Start

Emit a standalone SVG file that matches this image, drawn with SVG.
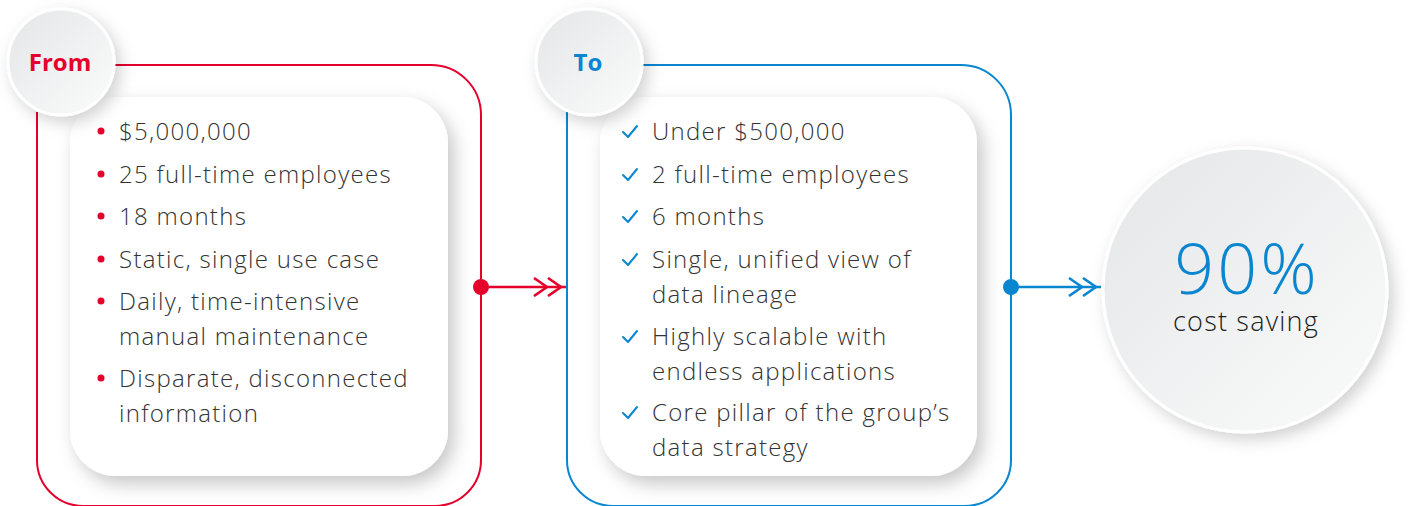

End
Start

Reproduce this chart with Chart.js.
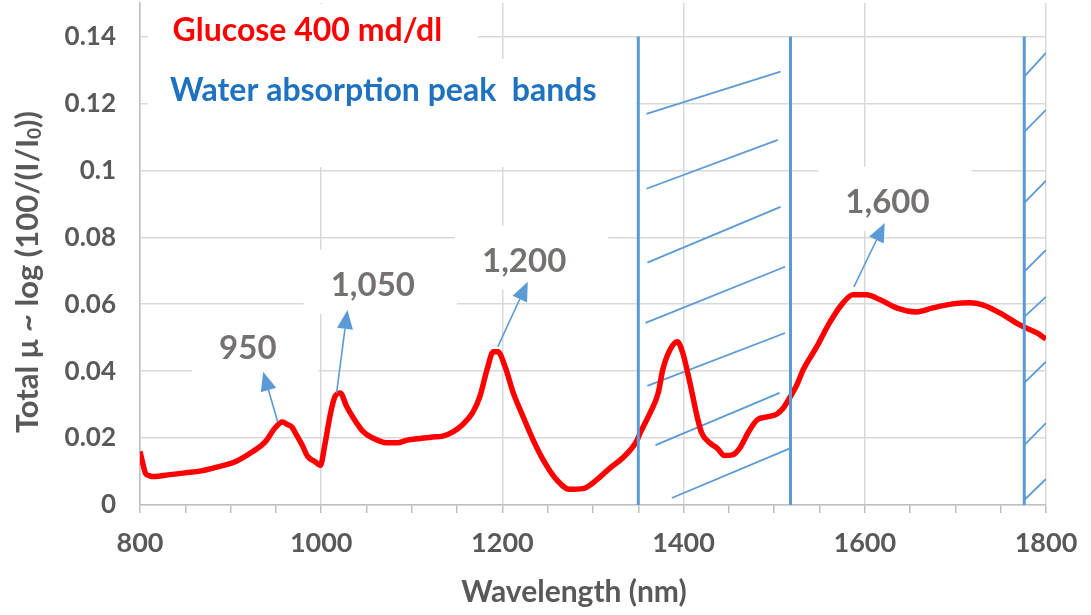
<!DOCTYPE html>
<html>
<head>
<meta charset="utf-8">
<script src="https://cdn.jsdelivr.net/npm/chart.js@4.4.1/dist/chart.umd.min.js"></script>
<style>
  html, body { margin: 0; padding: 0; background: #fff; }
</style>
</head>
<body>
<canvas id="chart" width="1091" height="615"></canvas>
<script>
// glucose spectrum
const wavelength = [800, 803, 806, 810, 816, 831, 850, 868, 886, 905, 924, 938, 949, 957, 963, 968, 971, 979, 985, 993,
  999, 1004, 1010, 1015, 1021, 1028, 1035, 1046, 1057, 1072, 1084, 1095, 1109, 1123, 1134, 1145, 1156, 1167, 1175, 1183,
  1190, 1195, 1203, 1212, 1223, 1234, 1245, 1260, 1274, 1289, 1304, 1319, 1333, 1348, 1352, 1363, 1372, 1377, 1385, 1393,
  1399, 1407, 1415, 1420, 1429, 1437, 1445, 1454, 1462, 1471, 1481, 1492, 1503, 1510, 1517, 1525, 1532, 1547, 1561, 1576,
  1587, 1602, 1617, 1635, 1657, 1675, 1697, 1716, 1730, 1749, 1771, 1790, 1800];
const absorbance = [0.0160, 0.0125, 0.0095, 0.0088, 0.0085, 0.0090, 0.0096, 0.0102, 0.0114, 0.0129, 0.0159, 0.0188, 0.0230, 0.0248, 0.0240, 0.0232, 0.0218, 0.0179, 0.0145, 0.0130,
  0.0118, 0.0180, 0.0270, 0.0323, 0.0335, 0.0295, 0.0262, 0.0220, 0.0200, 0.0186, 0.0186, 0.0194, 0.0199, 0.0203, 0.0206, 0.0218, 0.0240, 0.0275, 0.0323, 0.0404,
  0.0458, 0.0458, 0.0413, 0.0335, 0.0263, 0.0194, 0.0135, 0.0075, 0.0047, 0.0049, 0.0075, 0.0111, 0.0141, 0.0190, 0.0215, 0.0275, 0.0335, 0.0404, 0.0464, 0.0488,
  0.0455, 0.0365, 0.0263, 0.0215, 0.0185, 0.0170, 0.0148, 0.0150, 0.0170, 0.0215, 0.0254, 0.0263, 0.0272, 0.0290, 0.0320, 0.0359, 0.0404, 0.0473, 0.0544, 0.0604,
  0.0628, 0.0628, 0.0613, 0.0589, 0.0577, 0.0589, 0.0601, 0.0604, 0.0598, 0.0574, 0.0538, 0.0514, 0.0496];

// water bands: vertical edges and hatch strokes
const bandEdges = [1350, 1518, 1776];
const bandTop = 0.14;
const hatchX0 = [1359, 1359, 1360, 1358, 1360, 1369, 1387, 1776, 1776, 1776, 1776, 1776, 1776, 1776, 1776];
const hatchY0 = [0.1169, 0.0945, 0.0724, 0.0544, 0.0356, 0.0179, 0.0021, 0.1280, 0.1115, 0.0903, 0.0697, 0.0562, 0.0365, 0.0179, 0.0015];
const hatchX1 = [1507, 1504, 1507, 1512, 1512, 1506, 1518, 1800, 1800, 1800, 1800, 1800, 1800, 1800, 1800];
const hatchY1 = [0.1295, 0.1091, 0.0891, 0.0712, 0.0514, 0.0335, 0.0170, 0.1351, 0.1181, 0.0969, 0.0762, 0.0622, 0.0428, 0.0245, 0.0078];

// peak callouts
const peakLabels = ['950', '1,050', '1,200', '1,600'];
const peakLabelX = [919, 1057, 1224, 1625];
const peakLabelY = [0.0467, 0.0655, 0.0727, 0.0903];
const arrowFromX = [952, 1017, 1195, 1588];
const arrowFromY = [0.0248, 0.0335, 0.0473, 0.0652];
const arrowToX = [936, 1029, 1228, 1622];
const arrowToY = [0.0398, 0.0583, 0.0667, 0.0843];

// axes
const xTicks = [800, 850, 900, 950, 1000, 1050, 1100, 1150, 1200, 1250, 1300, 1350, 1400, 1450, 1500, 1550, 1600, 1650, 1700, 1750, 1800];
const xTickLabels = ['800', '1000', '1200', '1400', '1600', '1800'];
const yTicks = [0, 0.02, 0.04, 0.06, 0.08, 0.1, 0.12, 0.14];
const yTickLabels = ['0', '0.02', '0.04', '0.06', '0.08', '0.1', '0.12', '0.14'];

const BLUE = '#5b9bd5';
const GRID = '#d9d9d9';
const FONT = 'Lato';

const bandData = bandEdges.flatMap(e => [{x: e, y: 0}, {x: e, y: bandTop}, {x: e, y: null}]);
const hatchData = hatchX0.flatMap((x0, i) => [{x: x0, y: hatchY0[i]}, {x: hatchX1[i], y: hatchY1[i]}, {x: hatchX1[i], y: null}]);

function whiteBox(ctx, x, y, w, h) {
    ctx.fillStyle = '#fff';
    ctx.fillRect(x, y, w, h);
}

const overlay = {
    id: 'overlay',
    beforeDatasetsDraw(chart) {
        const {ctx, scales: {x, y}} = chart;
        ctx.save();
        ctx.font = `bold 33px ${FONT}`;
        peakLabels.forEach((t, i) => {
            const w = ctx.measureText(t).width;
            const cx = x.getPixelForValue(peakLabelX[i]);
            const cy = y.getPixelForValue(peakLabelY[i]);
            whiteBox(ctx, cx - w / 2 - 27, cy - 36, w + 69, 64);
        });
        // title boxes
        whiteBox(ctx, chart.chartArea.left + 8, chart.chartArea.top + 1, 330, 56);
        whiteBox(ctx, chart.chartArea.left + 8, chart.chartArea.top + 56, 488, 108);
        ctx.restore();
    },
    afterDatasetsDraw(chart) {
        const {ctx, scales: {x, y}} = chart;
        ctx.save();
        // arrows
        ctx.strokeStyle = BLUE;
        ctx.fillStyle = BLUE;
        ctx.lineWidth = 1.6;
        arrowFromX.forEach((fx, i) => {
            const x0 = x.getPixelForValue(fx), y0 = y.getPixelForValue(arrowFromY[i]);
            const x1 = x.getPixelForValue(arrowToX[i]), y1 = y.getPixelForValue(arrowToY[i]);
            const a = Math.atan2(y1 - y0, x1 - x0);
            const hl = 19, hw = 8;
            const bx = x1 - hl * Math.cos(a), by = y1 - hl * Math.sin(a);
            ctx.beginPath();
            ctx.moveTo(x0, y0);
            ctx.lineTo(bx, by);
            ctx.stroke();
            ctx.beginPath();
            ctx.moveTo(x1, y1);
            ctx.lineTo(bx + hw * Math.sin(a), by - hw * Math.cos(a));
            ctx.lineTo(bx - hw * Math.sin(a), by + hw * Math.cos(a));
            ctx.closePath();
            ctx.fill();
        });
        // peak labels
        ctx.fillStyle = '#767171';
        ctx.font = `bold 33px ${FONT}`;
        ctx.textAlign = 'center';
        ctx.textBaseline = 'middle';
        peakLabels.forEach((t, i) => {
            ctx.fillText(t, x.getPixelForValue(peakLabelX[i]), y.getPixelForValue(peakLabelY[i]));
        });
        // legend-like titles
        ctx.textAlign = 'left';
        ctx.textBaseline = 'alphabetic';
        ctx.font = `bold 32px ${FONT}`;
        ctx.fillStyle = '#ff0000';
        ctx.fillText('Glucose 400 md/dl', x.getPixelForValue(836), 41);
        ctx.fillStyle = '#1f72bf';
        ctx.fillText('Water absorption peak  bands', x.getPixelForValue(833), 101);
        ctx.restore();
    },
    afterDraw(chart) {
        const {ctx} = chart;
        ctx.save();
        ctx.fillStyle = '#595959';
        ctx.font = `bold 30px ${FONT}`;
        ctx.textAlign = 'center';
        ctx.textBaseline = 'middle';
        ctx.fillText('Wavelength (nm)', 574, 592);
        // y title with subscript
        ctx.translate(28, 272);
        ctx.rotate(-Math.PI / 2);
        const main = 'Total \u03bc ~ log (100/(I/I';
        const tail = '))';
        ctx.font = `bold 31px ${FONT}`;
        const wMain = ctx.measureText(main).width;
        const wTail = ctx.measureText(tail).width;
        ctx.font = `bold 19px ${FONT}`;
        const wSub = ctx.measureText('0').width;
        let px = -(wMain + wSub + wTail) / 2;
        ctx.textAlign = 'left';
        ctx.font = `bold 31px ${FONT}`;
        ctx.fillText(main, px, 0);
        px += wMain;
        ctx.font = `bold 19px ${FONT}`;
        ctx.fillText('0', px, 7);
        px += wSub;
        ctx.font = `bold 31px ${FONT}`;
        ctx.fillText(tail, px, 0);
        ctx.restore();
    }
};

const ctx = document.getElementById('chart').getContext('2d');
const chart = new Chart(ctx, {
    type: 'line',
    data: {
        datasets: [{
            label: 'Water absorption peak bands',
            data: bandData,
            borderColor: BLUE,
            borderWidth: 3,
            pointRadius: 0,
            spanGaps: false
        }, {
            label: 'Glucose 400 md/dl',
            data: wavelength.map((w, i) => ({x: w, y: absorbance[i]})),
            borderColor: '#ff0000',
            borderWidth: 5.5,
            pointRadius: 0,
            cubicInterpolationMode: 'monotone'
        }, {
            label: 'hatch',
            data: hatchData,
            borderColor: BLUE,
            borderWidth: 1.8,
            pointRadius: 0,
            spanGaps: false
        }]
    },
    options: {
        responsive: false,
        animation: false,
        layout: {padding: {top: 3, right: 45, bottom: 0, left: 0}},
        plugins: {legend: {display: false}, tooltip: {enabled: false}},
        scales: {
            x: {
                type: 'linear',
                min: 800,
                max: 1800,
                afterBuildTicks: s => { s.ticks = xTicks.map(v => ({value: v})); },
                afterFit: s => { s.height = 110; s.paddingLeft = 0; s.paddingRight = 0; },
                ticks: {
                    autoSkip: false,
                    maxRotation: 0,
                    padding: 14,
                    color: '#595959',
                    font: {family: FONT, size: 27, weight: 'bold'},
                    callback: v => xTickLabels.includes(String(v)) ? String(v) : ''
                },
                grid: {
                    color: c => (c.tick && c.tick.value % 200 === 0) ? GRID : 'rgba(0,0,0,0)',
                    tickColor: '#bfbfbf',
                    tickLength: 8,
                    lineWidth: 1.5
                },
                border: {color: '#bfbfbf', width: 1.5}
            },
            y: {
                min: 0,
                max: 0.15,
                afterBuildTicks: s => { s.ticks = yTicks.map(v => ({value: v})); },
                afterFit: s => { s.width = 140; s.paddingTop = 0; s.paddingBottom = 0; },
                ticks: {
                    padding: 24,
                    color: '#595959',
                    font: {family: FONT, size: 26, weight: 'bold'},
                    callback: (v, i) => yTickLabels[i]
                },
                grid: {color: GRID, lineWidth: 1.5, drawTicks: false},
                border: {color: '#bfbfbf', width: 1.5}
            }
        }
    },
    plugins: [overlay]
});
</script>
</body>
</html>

End

* WRITTEN EXERCISE: Using the entries above, write out exactly the lines from the one with "Reproduce this chart with Chart.js." through the one with "0.0538, 0.0514, 0.0496];", ends included. Leave out any pictures.

* SOLVED PROBLEM:
Reproduce this chart with Chart.js.
<!DOCTYPE html>
<html>
<head>
<meta charset="utf-8">
<script src="https://cdn.jsdelivr.net/npm/chart.js@4.4.1/dist/chart.umd.min.js"></script>
<style>
  html, body { margin: 0; padding: 0; background: #fff; }
</style>
</head>
<body>
<canvas id="chart" width="1091" height="615"></canvas>
<script>
// glucose spectrum
const wavelength = [800, 803, 806, 810, 816, 831, 850, 868, 886, 905, 924, 938, 949, 957, 963, 968, 971, 979, 985, 993,
  999, 1004, 1010, 1015, 1021, 1028, 1035, 1046, 1057, 1072, 1084, 1095, 1109, 1123, 1134, 1145, 1156, 1167, 1175, 1183,
  1190, 1195, 1203, 1212, 1223, 1234, 1245, 1260, 1274, 1289, 1304, 1319, 1333, 1348, 1352, 1363, 1372, 1377, 1385, 1393,
  1399, 1407, 1415, 1420, 1429, 1437, 1445, 1454, 1462, 1471, 1481, 1492, 1503, 1510, 1517, 1525, 1532, 1547, 1561, 1576,
  1587, 1602, 1617, 1635, 1657, 1675, 1697, 1716, 1730, 1749, 1771, 1790, 1800];
const absorbance = [0.0160, 0.0125, 0.0095, 0.0088, 0.0085, 0.0090, 0.0096, 0.0102, 0.0114, 0.0129, 0.0159, 0.0188, 0.0230, 0.0248, 0.0240, 0.0232, 0.0218, 0.0179, 0.0145, 0.0130,
  0.0118, 0.0180, 0.0270, 0.0323, 0.0335, 0.0295, 0.0262, 0.0220, 0.0200, 0.0186, 0.0186, 0.0194, 0.0199, 0.0203, 0.0206, 0.0218, 0.0240, 0.0275, 0.0323, 0.0404,
  0.0458, 0.0458, 0.0413, 0.0335, 0.0263, 0.0194, 0.0135, 0.0075, 0.0047, 0.0049, 0.0075, 0.0111, 0.0141, 0.0190, 0.0215, 0.0275, 0.0335, 0.0404, 0.0464, 0.0488,
  0.0455, 0.0365, 0.0263, 0.0215, 0.0185, 0.0170, 0.0148, 0.0150, 0.0170, 0.0215, 0.0254, 0.0263, 0.0272, 0.0290, 0.0320, 0.0359, 0.0404, 0.0473, 0.0544, 0.0604,
  0.0628, 0.0628, 0.0613, 0.0589, 0.0577, 0.0589, 0.0601, 0.0604, 0.0598, 0.0574, 0.0538, 0.0514, 0.0496];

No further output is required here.